Fairgrounds may include museums that showcase agricultural history, including displays of antique equipment and information on a region’s farming history. These museums offer an interesting glimpse into how farming has influenced Connecticut, and how it continues to evolve.

Shows and contests

The wide range of shows and contests at Connecticut agricultural fairs offer enduring appeal, inviting farmers and the general public alike to demonstrate their skill at raising products and using them in recipes. Competitions include both children’s and adult divisions, and pick out winners in categories such as fruits, vegetables, eggs, sauces, preserves, syrups, baked goods, fiber products, and flower arrangements. The contests have grown to include a variety of non-agricultural products as well, such as sewn goods and photography. 

Judges consider a set of unique characteristics for each category. For example, preserves are judged not only for their flavor, but also for factors like their color, clarity, texture, and presentation. Vegetable contests take qualities like size, shape, color, presentation, and arrangement into consideration.

Animal exhibitions and shows are a popular component of agricultural fairs, as they let visitors see these creatures up close and in action. Commonly featured animals include cows, goats, chicken, sheep, swine, rabbits, and horses.

Fairs set rules to ensure that animals are in good health and properly cared for, and competitions are based on factors like breed, age, and weight class. There are also several contests demonstrating the strength of farm animals such as oxen or horses.

Offbeat fun

Fair organizers love to come up with quirky contests and encourage visitors to take part. One attraction that’s been growing in popularity in recent years is “vegetable racing.” Similar to pinewood derby competitions, vegetable racing has participants pick out a locally grown vegetable, add wheels and other modifications, and try to get the fastest time down a curved track.

Giant vegetables have long been a favorite feature of agricultural fairs, with awards given to farmers who are able to tip the scales with the heaviest pumpkins, tomatoes, gourds, watermelons, and more. While it’s obviously impractical to bring such giant specimens to market, they’re still an impressive demonstration of how Connecticut farmers have the knowledge to sow, tend, and harvest their crops.

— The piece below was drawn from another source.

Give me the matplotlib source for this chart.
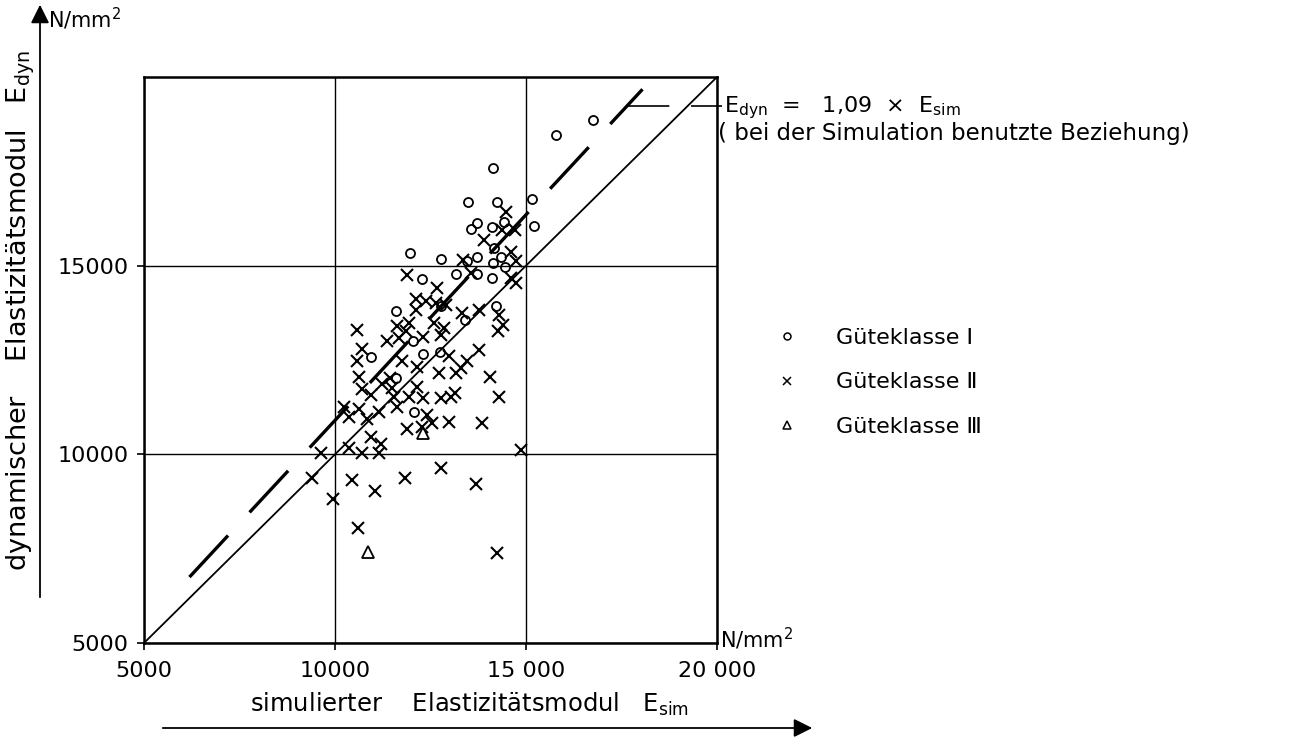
import matplotlib
matplotlib.use("Agg")
import matplotlib.pyplot as plt
from matplotlib.lines import Line2D
import numpy as np

plt.rcParams['font.family'] = ['DejaVu Sans']
plt.rcParams['mathtext.default'] = 'regular'

### Data
# Gueteklasse I (circles)
kl1_x = [15785, 16762, 14144, 13490, 14233, 15149, 13709, 13552, 14097, 14424, 15217, 14162,
         11963, 12764, 13443, 13709, 14338, 14128, 14450, 13158, 13725, 14100, 12269, 12766,
         11589, 13394, 14205, 12042, 10935, 12304, 12740, 11589, 12068]
kl1_y = [18464, 18862, 17598, 16697, 16697, 16760, 16125, 15967, 16035, 16168, 16042, 15460,
         15327, 15177, 15133, 15239, 15221, 15062, 14974, 14788, 14788, 14673, 14656, 13921,
         13788, 13549, 13921, 12992, 12576, 12664, 12700, 12018, 11133]
# Gueteklasse II (crosses)
kl2_x = [14476, 14364, 14712, 13901, 14599, 13338, 14751, 13551, 11894, 14597, 14728, 12679,
         12112, 12374, 12112, 12635, 12897, 13333, 13769, 14292, 14397, 14274, 10586, 11632,
         11938, 12592, 12853, 12766, 11371, 11850, 11676, 12304, 10699, 10586, 11763, 12984,
         13769, 12156, 12722, 13158, 13289, 13464, 10630, 11223, 11440, 11484, 10699, 10935,
         11545, 11938, 12156, 12309, 12766, 13028, 13140, 14048, 14292, 11632, 12417, 10237,
         10368, 10630, 10848, 11153, 11894, 12286, 12548, 12984, 13839, 10368, 10717, 11153,
         10935, 11200, 9627, 14859, 9390, 10435, 9955, 11047, 10610, 11832, 12767, 13691, 14249]
kl2_y = [16432, 15946, 15946, 15681, 15360, 15151, 15133, 14806, 14762, 14673, 14541, 14408,
         14116, 14054, 13832, 14010, 13965, 13744, 13832, 13700, 13434, 13257, 13284, 13390,
         13479, 13479, 13346, 13169, 12992, 13257, 13080, 13107, 12788, 12461, 12461, 12611,
         12753, 12310, 12151, 12151, 12284, 12461, 12045, 11868, 12015, 11750, 11726, 11576,
         11531, 11531, 11797, 11485, 11487, 11531, 11620, 12045, 11514, 11266, 11045, 11266,
         11000, 11195, 10930, 11133, 10664, 10735, 10823, 10868, 10824, 10160, 10045, 10045,
         10469, 10270, 10027, 10116, 9366, 9320, 8809, 9037, 8040, 9385, 9631, 9206, 7377]
# Gueteklasse III (triangles)
kl3_x = [12304, 10872]
kl3_y = [10558, 7420]

diag_x = [5000, 20000]           # E_dyn = E_sim
fit_x = np.array([6190, 18050])  # E_dyn = 1,09 x E_sim
fit_factor = 1.09

xticks = [5000, 10000, 15000, 20000]
xticklabels = ['5000', '10000', '15 000', '20 000']
yticks = [5000, 10000, 15000]
yticklabels = ['5000', '10000', '15000']
classes = ['Güteklasse Ⅰ', 'Güteklasse Ⅱ', 'Güteklasse Ⅲ']

W, H = 1312, 745
fig = plt.figure(figsize=(W / 100, H / 100), dpi=100)
ax = fig.add_axes([144 / W, 1 - 643 / H, (717 - 144) / W, (643 - 77) / H])

ax.set_xlim(5000, 20000)
ax.set_ylim(5000, 20000)
ax.set_xticks(xticks)
ax.set_xticklabels(xticklabels)
ax.set_yticks(yticks)
ax.set_yticklabels(yticklabels)
ax.tick_params(axis='both', labelsize=16, length=5, width=1.2, color='black')
ax.tick_params(axis='x', pad=8)
ax.tick_params(axis='y', pad=6)
ax.grid(True, color='black', lw=1.0)
for sp in ax.spines.values():
    sp.set_linewidth(1.8)

# reference lines
ax.plot(diag_x, diag_x, color='black', lw=1.3)
ax.plot(fit_x, fit_factor * fit_x, color='black', lw=2.4, linestyle=(0, (17, 9.5)),
        solid_capstyle='butt')
# leader to the annotation
ax.plot([17630, 20131], [19220, 19220], color='black', lw=1.2,
        linestyle=(0, (26, 13)), clip_on=False)

# data
ax.plot(kl1_x, kl1_y, 'o', mfc='none', mec='black', ms=6.5, mew=1.3, clip_on=False)
ax.plot(kl2_x, kl2_y, 'x', color='black', ms=8.5, mew=1.5, clip_on=False)
ax.plot(kl3_x, kl3_y, '^', mfc='none', mec='black', ms=9, mew=1.3, clip_on=False)

# annotation
fig.text(724 / W, 1 - 112 / H, r'E$_{dyn}$  =   1,09  ×  E$_{sim}$', fontsize=16,
         va='baseline')
fig.text(718 / W, 1 - 140 / H, '( bei der Simulation benutzte Beziehung)', fontsize=16.5,
         va='baseline')

# legend
handles = [Line2D([], [], marker='o', ls='none', mfc='none', mec='black', ms=5, mew=1.1),
           Line2D([], [], marker='x', ls='none', color='black', ms=6, mew=1.1),
           Line2D([], [], marker='^', ls='none', mfc='none', mec='black', ms=6, mew=1.1)]
fig.legend(handles, classes, loc='upper left', bbox_to_anchor=(776 / W, 1 - 328 / H),
           frameon=False, fontsize=16, handlelength=1.0, handletextpad=1.7,
           labelspacing=1.1, borderpad=0, borderaxespad=0)

# axis titles with arrows
fig.text(21 / W, 1 - 310 / H, r'dynamischer    Elastizitätsmodul   E$_{dyn}$', fontsize=19.5,
         rotation=90, ha='center', va='center')
fig.text(470 / W, 1 - 712 / H, r'simulierter    Elastizitätsmodul   E$_{sim}$', fontsize=17.5,
         ha='center', va='baseline')
ax.annotate('', xy=(815, H - 728), xytext=(160, H - 728), xycoords='figure pixels',
            textcoords='figure pixels',
            arrowprops=dict(arrowstyle='-|>', lw=1.3, color='black', mutation_scale=28))
ax.annotate('', xy=(40, H - 2), xytext=(40, H - 600), xycoords='figure pixels',
            textcoords='figure pixels',
            arrowprops=dict(arrowstyle='-|>', lw=1.3, color='black', mutation_scale=28))

# units
fig.text(48 / W, 1 - 28 / H, r'N/mm$^2$', fontsize=15, va='baseline')
fig.text(720 / W, 1 - 648 / H, r'N/mm$^2$', fontsize=15, va='baseline')

fig.savefig('out.png', dpi=100)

Other events that can be found at Connecticut’s agricultural fairs include obstacle courses for livestock, corn shucking contests, racing pigs, and hay bale throwing competitions.

Upcoming fairs

A full list of upcoming agricultural fairs in Connecticut can be found on the CT Grown calendar, or on the Association of Connecticut Fairs website. This organization also offers season passes allowing the holder and one guest to get into all participating events during the year’s fair season.